Or it’s still really the stupid economy. Take your pick, but the latest Associated Press/NORC poll shows that voter focus on personal economics as their midterm criterion has grown faster than the inflation that’s driving it. Inflation concerns gave risen from “less than 1%” a year ago to the top of the list, and personal finances are right behind on the priority list:

Concerns about inflation and personal finances have surged while COVID has evaporated as a top issue for Americans, a new poll shows, marking an upheaval in priorities just months before critical midterm elections.

Forty percent of U.S. adults specifically name inflation in an open-ended question as one of up to five priorities for the government to work on in the next year, according to a June poll from The Associated Press-NORC Center for Public Affairs Research. That’s a sharp rise from 14% in December and less than 1% the year prior. Seventy-seven percent mention the economy in any way, up from 68% in December.

Now, too, Americans increasingly call their personal finances a major issue: 44% mention it, up from 24% in December and 12% the year before. That includes more mentioning gas or energy prices (33% now vs. 10% in December) and food costs (9% vs. less than 1%).

After noting that “these shifts may be advantageous to Republicans,” the AP then tries to buffer that bad news with data on abortion. Mentions of abortion as a priority did rise from 8% in December to 22% in the latest iteration, but that’s well below the mentions of economic factors. It’s not clear whether any data exists to show the issue of abortion changing voter choices or even making some voters more likely to turn out.

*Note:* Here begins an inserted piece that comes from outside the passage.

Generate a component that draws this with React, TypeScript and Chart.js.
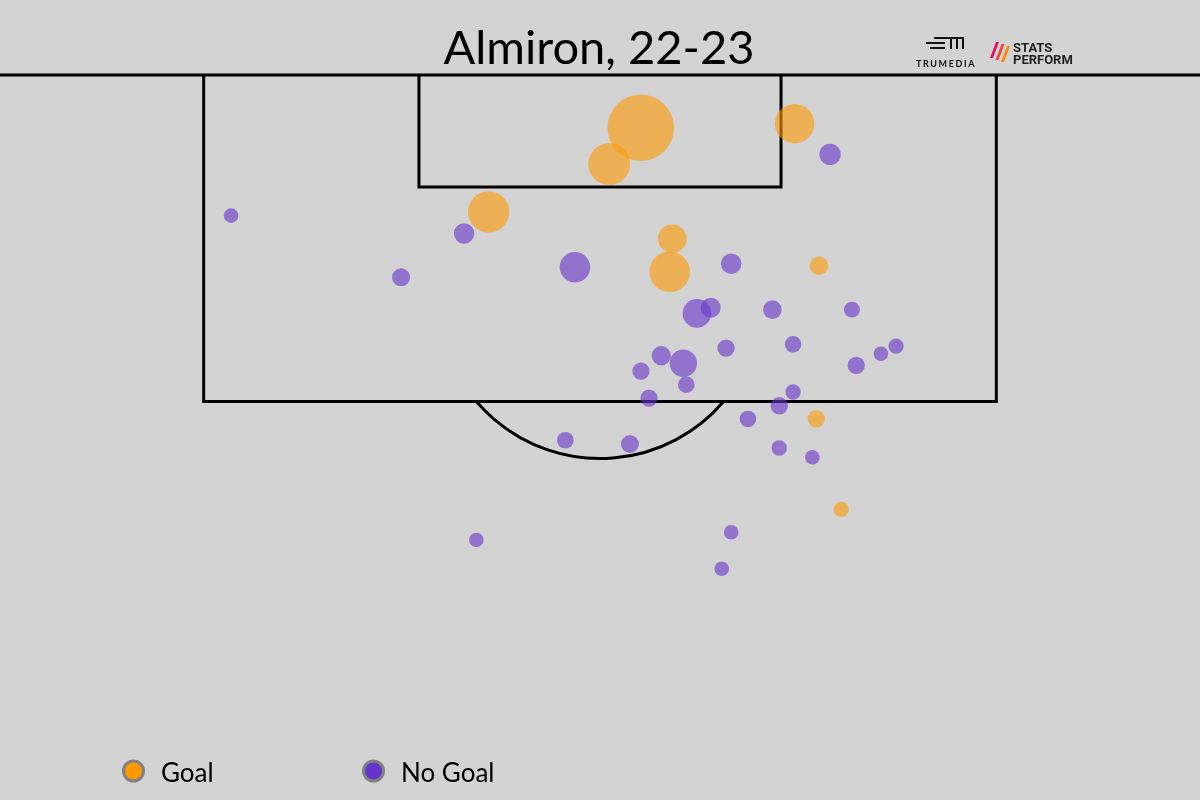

This graphic shows that even with the increase, abortion still comes near the bottom of concerns, even while giving respondents five choices to select:

Abortion mentions did increase by 14 points, but personal finances increased by 20 points in the same period. Inflation mentions increased by 28 points. Which issues look more urgent and dynamic in the electorate — especially given the momentary reaction to Dobbs versus the daily lived experience of inflation and eroding buying power? To answer that, look at where the economic issues land on this chart and note that no other issue got to 40% on the previous AP/NORC poll — not even COVID-19 in the middle of the Omicron wave.

Let’s also not forget that James Carville’s famous electoral admonition that “it’s the economy, stupid” was intended as an evergreen observation on elections. Even in good times, Americans tend to focus on their personal finances as a filter for their voting choices, an instinctual more than intellectual process that automatically tends to discount issues like climate change and foreign policy. To get voters to care about those issues as a primary voting motive, advocates usually have to sell their economic benefits. When the economic environment turns this sour, the economy is practically the only issue on which voters will decide. Until the economic conditions improve enough to stop the erosion of working- and middle-class buying power and shortages come to an end, inflation and other economic concerns will eclipse everything else, perhaps even for the activists.

We saw the same dynamics in the latest Reuters polling as well. That poll only allowed one answer pre respondent and didn’t mention abortion, but a third of respondents picked the economy as the top issue — coming in first among Democrats (24%) as well as Republicans (42%). The second highest priority overall and in both parties was crime, which got 11% overall. Among Democrats, that tied with the environment at 10%, but it again demonstrates the power of daily lived experience against ideological agendas when it comes to voter choice.

If there’s any debate over how these numbers play out in this midterm cycle, another AP story from late yesterday should put it to rest. In a follow-up of a similar story last week, the AP reports that we’re looking at a major realignment, especially in the suburbs:

A political shift is beginning to take hold across the U.S. as tens of thousands of suburban voters who helped fuel the Democratic Party’s gains in recent years are becoming Republicans.

Across 31 states, about two-thirds of voters who have switched their official party registrations in the past year have switched to the Republican Party, according to voter registration data analyzed by The Associated Press. The phenomenon is playing out in virtually every region of the country — Democratic and Republican states along with cities and small towns — in the period since President Joe Biden replaced former President Donald Trump.

Nowhere is the shift more pronounced — and dangerous for Democrats — than in the suburbs. Over the last year, far more people are switching to the GOP across suburban counties from Denver to Pittsburgh. Republicans also gained ground in counties around medium-size cities such as Harrisburg, Pennsylvania; Raleigh, North Carolina; and Des Moines, Iowa.

I’ve mentioned from time to time the two big risks of single-party governance — overreach and incompetence. We’ve seen both in large quantities from Joe Biden and his party over the past seventeen months, especially the latter in terms of economic and energy policy but also in terms of setting realistic expectations. The massive disillusionment of Biden The Centrist Uniter with suburban voters as well as all of the other incompetencies in the Oval Office thus far in Biden’s presidency makes this more of a realignment than a reaction now. And since Republicans won’t run the risks of single-party governance for at least another two years, this kind of realignment may continue right through the 2024 election and beyond.